Matrix rank#
The rank of a matrix is the number of independent rows and / or columns of a matrix.
We will soon define what we mean by the word independent.
For a matrix with more columns than rows, it is the number of independent rows.
For a matrix with more rows than columns, like a design matrix, it is the number of independent columns.
In fact, linear algebra tells us that it is impossible to have more independent columns than there are rows, or more independent rows than there are columns. Try it with some test matrices.
A column is dependent on other columns if the values in the column can be generated by a weighted sum of one or more other columns.
To put this more formally - let’s say we have a matrix \(\mathbf{X}\) with \(M\) rows and \(N\) columns. Write column \(i\) of \(\mathbf{X}\) as \(X_{:,i}\). Column \(i\) is independent of the rest of \(\mathbf{X}\) if there is no length \(N\) column vector of weights \(\vec{c}\), where \(c_i = 0\), such that \(\mathbf{X} \cdot \vec{c} = X_{:,i}\).
Let’s make a design with independent columns:
#: Standard imports
import numpy as np
# Make numpy print 4 significant digits for prettiness
np.set_printoptions(precision=4, suppress=True)
import matplotlib.pyplot as plt
# Default to gray colormap
import matplotlib
matplotlib.rcParams['image.cmap'] = 'gray'
trend = np.linspace(0, 1, 10)
X = np.ones((10, 3))
X[:, 0] = trend
X[:, 1] = trend ** 2
plt.imshow(X)
<matplotlib.image.AxesImage at 0x7fd328b96470>
In this case, no column can be generated by a weighted sum of the other two.
We can test this with np.linalg.matrix_rank
:
import numpy.linalg as npl
npl.matrix_rank(X)
3
This does not mean the columns are orthogonal:
# Orthogonal columns have dot products of zero
X.T @ X
array([[ 3.5185, 2.7778, 5. ],
[ 2.7778, 2.337 , 3.5185],
[ 5. , 3.5185, 10. ]])
Nor does it mean that the columns have zero correlation (see Correlation and projection for the relationship between correlation and the vector dot product):
np.corrcoef(X[:,0], X[:, 1])
array([[1. , 0.9627],
[0.9627, 1. ]])
As long as each column cannot be fully predicted by the others, the column is independent.
Now let’s add a fourth column that is a weighted sum of the first three:
X_not_full_rank = np.zeros((10, 4))
X_not_full_rank[:, :3] = X
X_not_full_rank[:, 3] = X @ [-1, 0.5, 0.5]

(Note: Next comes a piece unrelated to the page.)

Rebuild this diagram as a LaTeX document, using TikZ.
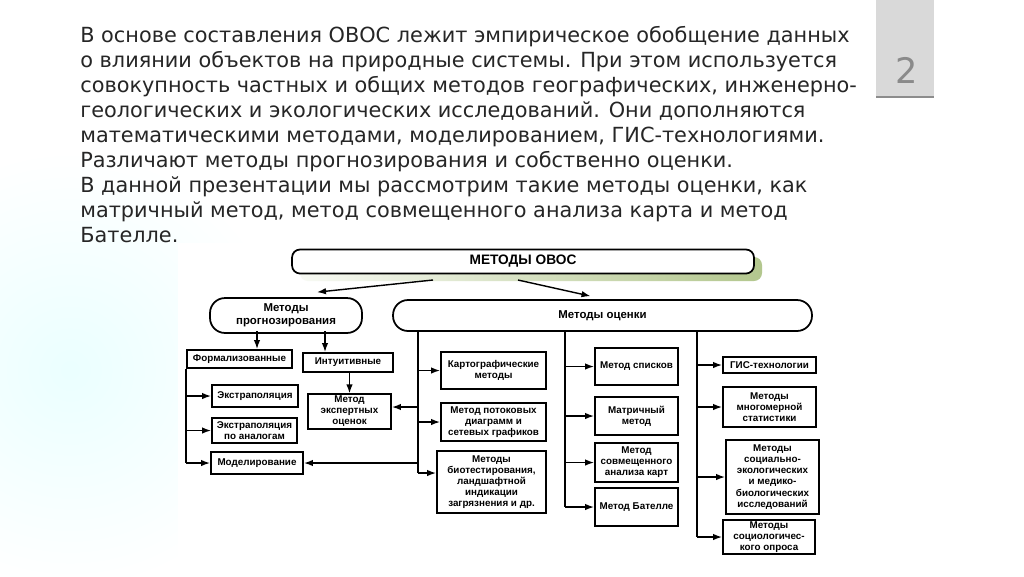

plt.imshow(X_not_full_rank)
<matplotlib.image.AxesImage at 0x7fd328a91ae0>
matrix_rank
is up to the job:
npl.matrix_rank(X_not_full_rank)
3
A more typical situation with design matrices, is that we have some dummy variable columns coding for group membership, that sum up to a column of ones.
dummies = np.kron(np.eye(3), np.ones((4, 1)))
plt.imshow(dummies)
<matplotlib.image.AxesImage at 0x7fd328b007c0>
So far, so good:
npl.matrix_rank(dummies)
3
If we add a column of ones to model the mean, we now have an extra column that is a linear combination of other columns in the model:
dummies_with_mean = np.hstack((dummies, np.ones((12, 1))))
plt.imshow(dummies_with_mean)
<matplotlib.image.AxesImage at 0x7fd328b72140>
npl.matrix_rank(dummies_with_mean)
3
A matrix is full rank if the matrix rank is the same as the number of columns / rows. That is, a matrix is full rank if all the columns (or rows) are independent.
If a matrix is not full rank then it is rank deficient.